__GOAL__: Provide an exact copy of the data, excluding the images.

__GIVEN INFORMATION__:

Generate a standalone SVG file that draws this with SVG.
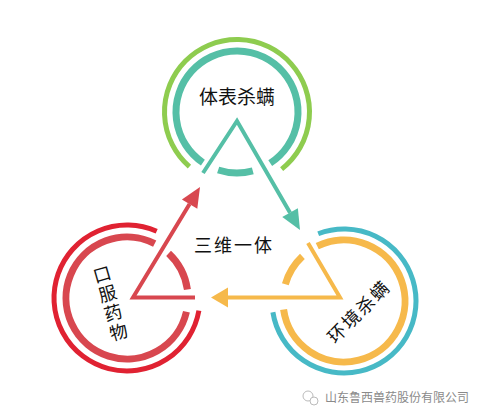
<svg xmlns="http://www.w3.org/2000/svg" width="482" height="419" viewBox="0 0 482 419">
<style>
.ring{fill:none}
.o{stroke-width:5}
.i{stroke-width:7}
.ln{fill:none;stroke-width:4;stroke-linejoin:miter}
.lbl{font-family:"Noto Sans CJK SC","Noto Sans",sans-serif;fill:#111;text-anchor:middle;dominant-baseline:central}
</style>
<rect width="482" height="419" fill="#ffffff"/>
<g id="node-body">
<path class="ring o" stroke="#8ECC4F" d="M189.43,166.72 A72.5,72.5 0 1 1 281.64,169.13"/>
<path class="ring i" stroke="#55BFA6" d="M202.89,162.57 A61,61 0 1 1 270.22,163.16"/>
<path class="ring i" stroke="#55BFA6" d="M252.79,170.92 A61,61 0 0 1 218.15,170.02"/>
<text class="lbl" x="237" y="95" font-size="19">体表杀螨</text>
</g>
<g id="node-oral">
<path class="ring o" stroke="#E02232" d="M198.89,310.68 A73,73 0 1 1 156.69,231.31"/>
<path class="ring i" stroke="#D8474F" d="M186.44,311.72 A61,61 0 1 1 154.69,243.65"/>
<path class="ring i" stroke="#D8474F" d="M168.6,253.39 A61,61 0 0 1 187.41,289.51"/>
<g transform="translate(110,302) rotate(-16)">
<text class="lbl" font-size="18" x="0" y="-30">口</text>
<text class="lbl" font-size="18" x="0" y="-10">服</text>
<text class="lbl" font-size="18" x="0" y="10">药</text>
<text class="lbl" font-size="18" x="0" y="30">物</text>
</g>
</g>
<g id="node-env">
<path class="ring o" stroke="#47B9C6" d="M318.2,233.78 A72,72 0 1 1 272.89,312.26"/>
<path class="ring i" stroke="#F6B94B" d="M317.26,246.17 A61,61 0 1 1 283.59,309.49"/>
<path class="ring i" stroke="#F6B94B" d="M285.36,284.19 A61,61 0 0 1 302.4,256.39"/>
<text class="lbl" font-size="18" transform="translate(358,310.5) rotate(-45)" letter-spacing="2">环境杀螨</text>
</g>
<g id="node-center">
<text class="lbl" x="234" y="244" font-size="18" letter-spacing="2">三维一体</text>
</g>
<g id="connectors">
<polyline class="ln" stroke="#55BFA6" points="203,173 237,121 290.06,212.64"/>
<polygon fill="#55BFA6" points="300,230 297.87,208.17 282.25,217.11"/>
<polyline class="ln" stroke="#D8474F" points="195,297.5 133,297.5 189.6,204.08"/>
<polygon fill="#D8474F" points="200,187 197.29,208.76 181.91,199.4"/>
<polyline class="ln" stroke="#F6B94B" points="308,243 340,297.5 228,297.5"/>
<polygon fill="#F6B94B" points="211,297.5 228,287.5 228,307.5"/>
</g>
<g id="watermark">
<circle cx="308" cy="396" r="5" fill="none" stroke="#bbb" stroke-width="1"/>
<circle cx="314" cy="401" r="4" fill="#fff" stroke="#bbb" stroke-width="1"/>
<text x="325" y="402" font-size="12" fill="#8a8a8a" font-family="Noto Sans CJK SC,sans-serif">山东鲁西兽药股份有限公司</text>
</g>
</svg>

__SOLUTION BELOW__:
Generate a standalone SVG file that draws this with SVG.
<svg xmlns="http://www.w3.org/2000/svg" width="482" height="419" viewBox="0 0 482 419">
<style>
.ring{fill:none}
.o{stroke-width:5}
.i{stroke-width:7}
.ln{fill:none;stroke-width:4;stroke-linejoin:miter}
.lbl{font-family:"Noto Sans CJK SC","Noto Sans",sans-serif;fill:#111;text-anchor:middle;dominant-baseline:central}
</style>
<rect width="482" height="419" fill="#ffffff"/>
<g id="node-body">
<path class="ring o" stroke="#8ECC4F" d="M189.43,166.72 A72.5,72.5 0 1 1 281.64,169.13"/>
<path class="ring i" stroke="#55BFA6" d="M202.89,162.57 A61,61 0 1 1 270.22,163.16"/>
<path class="ring i" stroke="#55BFA6" d="M252.79,170.92 A61,61 0 0 1 218.15,170.02"/>
<text class="lbl" x="237" y="95" font-size="19">体表杀螨</text>
</g>
<g id="node-oral">
<path class="ring o" stroke="#E02232" d="M198.89,310.68 A73,73 0 1 1 156.69,231.31"/>
<path class="ring i" stroke="#D8474F" d="M186.44,311.72 A61,61 0 1 1 154.69,243.65"/>
<path class="ring i" stroke="#D8474F" d="M168.6,253.39 A61,61 0 0 1 187.41,289.51"/>
<g transform="translate(110,302) rotate(-16)">
<text class="lbl" font-size="18" x="0" y="-30">口</text>
<text class="lbl" font-size="18" x="0" y="-10">服</text>
<text class="lbl" font-size="18" x="0" y="10">药</text>
<text class="lbl" font-size="18" x="0" y="30">物</text>
</g>
</g>
<g id="node-env">
<path class="ring o" stroke="#47B9C6" d="M318.2,233.78 A72,72 0 1 1 272.89,312.26"/>
<path class="ring i" stroke="#F6B94B" d="M317.26,246.17 A61,61 0 1 1 283.59,309.49"/>
<path class="ring i" stroke="#F6B94B" d="M285.36,284.19 A61,61 0 0 1 302.4,256.39"/>
<text class="lbl" font-size="18" transform="translate(358,310.5) rotate(-45)" letter-spacing="2">环境杀螨</text>
</g>
<g id="node-center">
<text class="lbl" x="234" y="244" font-size="18" letter-spacing="2">三维一体</text>
</g>
<g id="connectors">
<polyline class="ln" stroke="#55BFA6" points="203,173 237,121 290.06,212.64"/>
<polygon fill="#55BFA6" points="300,230 297.87,208.17 282.25,217.11"/>
<polyline class="ln" stroke="#D8474F" points="195,297.5 133,297.5 189.6,204.08"/>
<polygon fill="#D8474F" points="200,187 197.29,208.76 181.91,199.4"/>
<polyline class="ln" stroke="#F6B94B" points="308,243 340,297.5 228,297.5"/>
<polygon fill="#F6B94B" points="211,297.5 228,287.5 228,307.5"/>
</g>
<g id="watermark">
<circle cx="308" cy="396" r="5" fill="none" stroke="#bbb" stroke-width="1"/>
<circle cx="314" cy="401" r="4" fill="#fff" stroke="#bbb" stroke-width="1"/>
<text x="325" y="402" font-size="12" fill="#8a8a8a" font-family="Noto Sans CJK SC,sans-serif">山东鲁西兽药股份有限公司</text>
</g>
</svg>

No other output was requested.